In the midst of the prolonged drought, it can be easy for one interest group or another to rip into those who represent competing demands or to castigate those with differing political priorities. As one example, a recent community column in The Bee featured strident views by a West Side grower (“State’s water troubles man-made,” Feb. 22, Page D1) who condemned Pope Francis, churches and schools for encouraging people to care about the environment when, from his perspective, it is business and agriculture that really matter. He lambasted environmentalists as earth worshippers and pagans.
Congress provides another embarrassing example of such polarizing outbursts that further divide politicians and their constituencies instead of bringing legislators and competing interests together to resolve common challenges.
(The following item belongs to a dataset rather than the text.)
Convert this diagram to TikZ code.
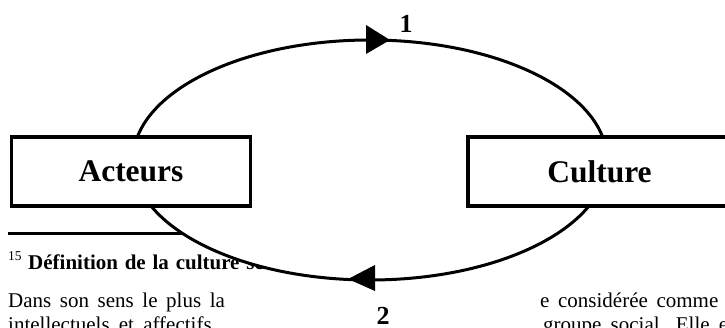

In direct contrast to such high-profile polarization, there are current examples of diverse interests putting aside differences to actually cooperate to solve problems. In the Stanislaus National Forest, one forest landscape collaborative process with a broad range of interests has already gained approval for millions of dollars in extra funds to apply to logging for thinning, prescribed burns, road reconstruction and other needed forest treatments in the Mokelumne River watershed.
A second collaborative with even more diverse participation is the Yosemite Stanislaus Solutions group. With timber industry, environmental, business, agency, tribal, ranching and recreation interests all collaborating, YSS has already gained major grants and is making progress in gaining millions of additional dollars to be directly applied to restoring the Rim fire landscape and reducing watershed damage.
Along with these two efforts, a third collaborative group has focused more narrowly on water and watershed issues across the upper watersheds of the Tuolumne and Stanislaus rivers. Environmentalists, local politicians, tribal representatives, water agencies and other interests have met monthly for more than seven years to focus on areas where we can find consensus – not where we disagree. As a result of showing respect for opposing views and working to find agreement, the Tuolumne-Stanislaus Integrated Regional Water Management group has successfully gained millions of dollars in state bond funds to benefit water districts and watershed management in the local region.
As is often evident on certain news stations, at political meetings or in columns, it can be easy to take potshots at those with different views or those who hold different priorities. But when the goal is to identify common interests and find ways to achieve them, opponents aren’t seen as the enemy but as potential partners.
As a longtime environmental leader dealing with a wide range of controversial issues across this vast region, it is my experience that respectful strategies and sensitivity to opposing views gain far more in the long run than denigrating opponents as evils to be overcome.
Congress in particular might want to give it a try.